British scientists said Thursday that a world-first AI tool to catalogue and track icebergs as they break apart into smaller chunks could fill a "major blind spot" in predicting climate change.

Icebergs release enormous volumes of freshwater when they melt on the open water, affecting global climate patterns and altering ocean currents and ecosystems, reported AFP.

But scientists have long struggled to keep track of these floating behemoths once they break into thousands of smaller chunks, their fate and impact on the climate largely lost to the seas.

To fill in the gap, the British Antarctic Survey has developed an AI system that automatically identifies and names individual icebergs at birth and tracks their sometimes decades-long journey to a watery grave.

Using satellite images, the tool captures the distinct shape of icebergs as they break off -- or calve -- from glaciers and ice sheets on land.

As they disintegrate over time, the machine performs a giant puzzle problem, linking the smaller "child" fragments back to the "parent" and creating detailed family trees never before possible at this scale.

It represents a huge improvement on existing methods, where scientists pore over satellite images to visually identify and track only the largest icebergs one by one.
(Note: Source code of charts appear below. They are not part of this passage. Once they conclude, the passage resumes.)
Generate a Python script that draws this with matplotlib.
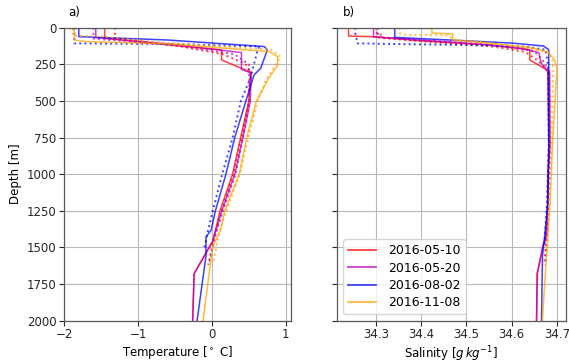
import matplotlib
matplotlib.use("Agg")
import matplotlib.pyplot as plt

dates = ["2016-05-10", "2016-05-20", "2016-08-02", "2016-11-08"]
colors = ["red", "m", "b", "orange"]

# Temperature profiles: (depth, T) solid and dotted per date
t_red_solid_z = [0, 71, 122, 152, 220, 305, 500, 750, 1000, 1250, 1380, 1460, 1680, 2000]
t_red_solid_v = [-1.45, -1.45, -0.5, 0.13, 0.13, 0.53, 0.50, 0.39, 0.28, 0.11, 0.05, 0.01, -0.24, -0.26]
t_red_dot_z = [0, 72, 125, 180, 245, 300, 500, 750, 1000, 1250, 1450, 1620]
t_red_dot_v = [-1.31, -1.31, -0.45, 0.14, 0.45, 0.52, 0.50, 0.40, 0.29, 0.13, 0.02, -0.05]

t_mag_solid_z = [0, 68, 115, 170, 285, 310, 500, 750, 1000, 1250, 1460, 1680, 2000]
t_mag_solid_v = [-1.57, -1.57, -0.5, 0.40, 0.40, 0.53, 0.52, 0.42, 0.31, 0.135, 0.01, -0.24, -0.26]
t_mag_dot_z = [0, 75, 120, 180, 250, 500, 750, 1000, 1250, 1450, 1600]
t_mag_dot_v = [-1.60, -1.60, -0.5, 0.30, 0.50, 0.51, 0.42, 0.32, 0.15, 0.03, -0.03]

t_blue_solid_z = [0, 61, 84, 129, 152, 277, 323, 500, 750, 1000, 1256, 1382, 1430, 1560, 2000]
t_blue_solid_v = [-1.80, -1.80, -0.6, 0.71, 0.75, 0.66, 0.57, 0.46, 0.31, 0.19, 0.045, -0.01, -0.08, -0.08, -0.20]
t_blue_dot_z = [0, 107, 112, 128, 150, 345, 503, 753, 1000, 1256, 1382, 1500]
t_blue_dot_v = [-1.86, -1.86, -0.5, 0.64, 0.62, 0.52, 0.39, 0.28, 0.14, 0.01, -0.05, -0.10]

t_orange_solid_z = [0, 25, 84, 95, 110, 164, 198, 255, 345, 503, 753, 1000, 1256, 1382, 1495, 2000]
t_orange_solid_v = [-1.90, -1.86, -1.86, -1.7, -0.6, 0.78, 0.89, 0.89, 0.77, 0.60, 0.47, 0.37, 0.17, 0.12, 0.01, -0.12]
t_orange_dot_z = [0, 55, 60, 100, 150, 198, 255, 357, 503, 753, 1000, 1256, 1400, 1600]
t_orange_dot_v = [-1.88, -1.88, -1.5, -0.7, 0.80, 0.93, 0.86, 0.73, 0.62, 0.49, 0.38, 0.19, 0.10, 0.02]

# Salinity profiles
s_red_solid_z = [0, 57, 62, 90, 118, 150, 220, 300, 800, 1000, 1400, 1480, 1680, 2000]
s_red_solid_v = [34.24, 34.24, 34.30, 34.40, 34.55, 34.64, 34.64, 34.684, 34.685, 34.68, 34.678, 34.670, 34.656, 34.655]
s_red_dot_z = [0, 68, 92, 125, 165, 230, 300, 900, 1400, 1620]
s_red_dot_v = [34.305, 34.305, 34.40, 34.55, 34.63, 34.66, 34.68, 34.684, 34.678, 34.672]

s_mag_solid_z = [0, 63, 75, 105, 140, 170, 240, 300, 800, 1200, 1450, 1480, 1680, 2000]
s_mag_solid_v = [34.295, 34.295, 34.35, 34.50, 34.62, 34.66, 34.665, 34.68, 34.682, 34.68, 34.675, 34.670, 34.657, 34.655]
s_mag_dot_z = [0, 35, 40, 65, 85, 115, 160, 230, 300, 800, 1200, 1600]
s_mag_dot_v = [34.30, 34.30, 34.311, 34.311, 34.40, 34.55, 34.65, 34.67, 34.682, 34.684, 34.68, 34.675]

s_blue_solid_z = [0, 66, 82, 105, 125, 150, 300, 800, 1200, 1450, 1560, 2000]
s_blue_solid_v = [34.342, 34.342, 34.45, 34.60, 34.67, 34.682, 34.682, 34.682, 34.680, 34.672, 34.668, 34.666]
s_blue_dot_z = [0, 40, 107, 112, 118, 130, 150, 250, 800, 1200, 1500]
s_blue_dot_v = [34.255, 34.255, 34.26, 34.35, 34.50, 34.63, 34.675, 34.68, 34.682, 34.678, 34.672]

s_orange_solid_z = [0, 36, 43, 84, 105, 135, 165, 220, 280, 800, 1200, 1500, 2000]
s_orange_solid_v = [34.424, 34.424, 34.47, 34.47, 34.55, 34.64, 34.68, 34.695, 34.70, 34.69, 34.685, 34.678, 34.668]
s_orange_dot_z = [0, 38, 50, 52, 80, 105, 140, 170, 220, 300, 800, 1200, 1550]
s_orange_dot_v = [34.353, 34.353, 34.37, 34.46, 34.47, 34.55, 34.64, 34.68, 34.69, 34.692, 34.688, 34.683, 34.678]

temp_solid = [(t_red_solid_v, t_red_solid_z), (t_mag_solid_v, t_mag_solid_z),
              (t_blue_solid_v, t_blue_solid_z), (t_orange_solid_v, t_orange_solid_z)]
temp_dot = [(t_red_dot_v, t_red_dot_z), (t_mag_dot_v, t_mag_dot_z),
            (t_blue_dot_v, t_blue_dot_z), (t_orange_dot_v, t_orange_dot_z)]
sal_solid = [(s_red_solid_v, s_red_solid_z), (s_mag_solid_v, s_mag_solid_z),
             (s_blue_solid_v, s_blue_solid_z), (s_orange_solid_v, s_orange_solid_z)]
sal_dot = [(s_red_dot_v, s_red_dot_z), (s_mag_dot_v, s_mag_dot_z),
           (s_blue_dot_v, s_blue_dot_z), (s_orange_dot_v, s_orange_dot_z)]

depth_ticks = [0, 250, 500, 750, 1000, 1250, 1500, 1750, 2000]
temp_ticks = [-2, -1, 0, 1]
sal_ticks = [34.3, 34.4, 34.5, 34.6, 34.7]

plt.rcParams['font.size'] = 8.5
fig = plt.figure(figsize=(5.69, 3.62), dpi=100)
W, H = 569.0, 362.0
ax1 = fig.add_axes([64 / W, (H - 320.5) / H, (291 - 64) / W, (320.5 - 27.7) / H])
ax2 = fig.add_axes([337 / W, (H - 320.5) / H, (566 - 337) / W, (320.5 - 27.7) / H], sharey=ax1)

for ax in (ax1, ax2):
    ax.grid(True, color='#b8b8b8', linewidth=0.8)
    ax.set_axisbelow(True)
    for sp in ax.spines.values():
        sp.set_color('0.35')
        sp.set_linewidth(0.9)
    ax.tick_params(colors='0.15', length=3.5, width=0.8, pad=2)

for (v, z), (dv, dz), c, lab in zip(temp_solid, temp_dot, colors, dates):
    ax1.plot(v, z, color=c, alpha=0.75, lw=1.1, label=lab)
    ax1.plot(dv, dz, color=c, alpha=0.75, lw=1.4, ls=':')
for (v, z), (dv, dz), c, lab in zip(sal_solid, sal_dot, colors, dates):
    ax2.plot(v, z, color=c, alpha=0.75, lw=1.1, label=lab)
    ax2.plot(dv, dz, color=c, alpha=0.75, lw=1.4, ls=':')

ax1.set_ylim(2000, 0)
ax1.set_yticks(depth_ticks)
ax1.set_xlim(-2.0, 1.07)
ax1.set_xticks(temp_ticks)
ax1.set_xticklabels(['\u22122', '\u22121', '0', '1'])
ax1.set_xlabel('Temperature [$^\\circ$ C]', labelpad=2)
ax1.set_ylabel('Depth [m]', labelpad=3)

ax2.set_xlim(34.2145, 34.72)
ax2.set_xticks(sal_ticks)
ax2.set_xticklabels(['34.3', '34.4', '34.5', '34.6', '34.7'])
ax2.tick_params(labelleft=False)
ax2.set_xlabel('Salinity [$g\\,kg^{-1}$]', labelpad=2)

ax1.text(0.02, 1.03, 'a)', transform=ax1.transAxes, va='bottom', ha='left')
ax2.text(0.025, 1.03, 'b)', transform=ax2.transAxes, va='bottom', ha='left')

leg = ax2.legend(loc='lower left', fontsize=9, handlelength=2.2, handletextpad=1.0,
                 labelspacing=0.35, edgecolor='0.8')
for line in leg.get_lines():
    line.set_linewidth(1.3)

fig.savefig('out.png', dpi=100)
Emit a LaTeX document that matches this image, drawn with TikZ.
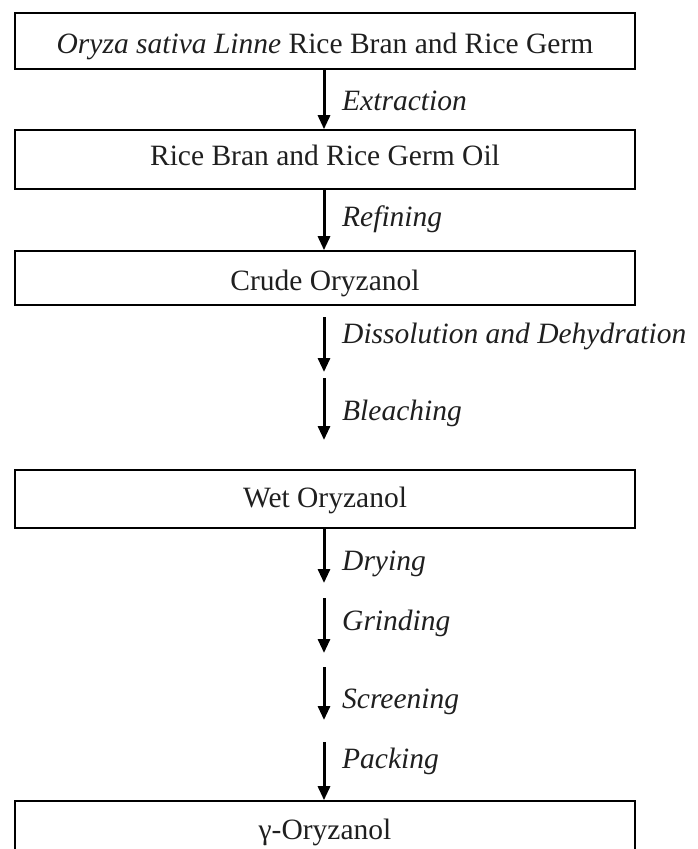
\documentclass[tikz,border=0pt]{standalone}
\usepackage{fontspec}
\setmainfont{Liberation Serif}
\usetikzlibrary{arrows.meta}
\definecolor{ink}{gray}{0.12}
\begin{document}
\begin{tikzpicture}[x=1pt,y=-1pt,
  box/.style={draw=black,line width=1.6pt,minimum width=620pt,inner sep=0pt,text=ink,text depth=6pt,font=\fontsize{29.5}{32}\selectfont},
  flow/.style={draw=black,line width=3pt,-{Triangle[length=14pt,width=12pt]}},
  lbl/.style={anchor=base west,inner sep=0pt,text=ink,font=\fontsize{29.5}{32}\selectfont\itshape}]
\useasboundingbox (0,0) rectangle (697,849);
\clip (0,0) rectangle (697,849);
\node[box,minimum height=56pt,text height=30pt] (b1) at (325,41) {\textit{Oryza sativa Linne} Rice Bran and Rice Germ};
\node[box,minimum height=59pt,text height=17pt] (b2) at (325,159.5) {Rice Bran and Rice Germ Oil};
\node[box,minimum height=54pt,text height=30pt] (b3) at (325,278) {Crude Oryzanol};
\node[box,minimum height=58pt,text height=22pt] (b4) at (325,499) {Wet Oryzanol};
\node[box,minimum height=62pt,text height=20pt] (b5) at (325,832) {γ-Oryzanol};
\coordinate (d1) at (324,317); \coordinate (d2) at (324,372);
\coordinate (e1) at (324,378); \coordinate (e2) at (324,440);
\coordinate (f2) at (324,583);
\coordinate (g1) at (324,598); \coordinate (g2) at (324,653);
\coordinate (s1) at (324,667); \coordinate (s2) at (324,720);
\coordinate (p1) at (324,742);
\draw[flow] (b1.south -| d1) -- (b2.north -| d1);
\draw[flow] (b2.south -| d1) -- (b3.north -| d1);
\draw[flow] (d1) -- (d2);
\draw[flow] (e1) -- (e2);
\draw[flow] (b4.south -| d1) -- (f2);
\draw[flow] (g1) -- (g2);
\draw[flow] (s1) -- (s2);
\draw[flow] (p1) -- (b5.north -| p1);
\node[lbl] (l1) at (342,110) {Extraction};
\node[lbl] (l2) at (342,226) {Refining};
\node[lbl] (l3) at (342,343) {Dissolution and Dehydration};
\node[lbl] (l4) at (342,420) {Bleaching};
\node[lbl] (l5) at (342,570) {Drying};
\node[lbl] (l6) at (342,630) {Grinding};
\node[lbl] (l7) at (342,708) {Screening};
\node[lbl] (l8) at (342,768) {Packing};
\end{tikzpicture}
\end{document}
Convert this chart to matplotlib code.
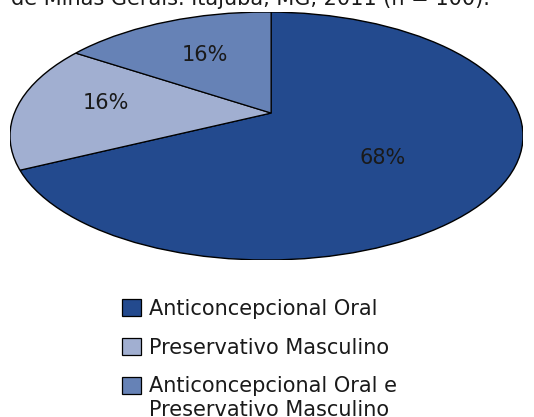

The AI system, which was tested using satellite observations over Greenland, provides "vital new information" for scientists and improves predictions about the future climate, said the British Antarctic Survey.

Knowing where these giant slabs of freshwater were melting into the ocean was especially crucial with ice loss expected to increase in a warming world, it added.

"What's exciting is that this finally gives us the observations we've been missing," Ben Evans, a machine learning expert at the British Antarctic Survey, said in a statement.

"We've gone from tracking a few famous icebergs to building full family trees. For the first time, we can see where each fragment came from, where it goes and why that matters for the climate."

This use of AI could also be adapted to aid safe passage for navigators through treacherous polar regions littered by icebergs.

Iceberg calving is a natural process. But scientists say the rate at which they were being lost from Antarctica is increasing, probably because of human-induced climate change.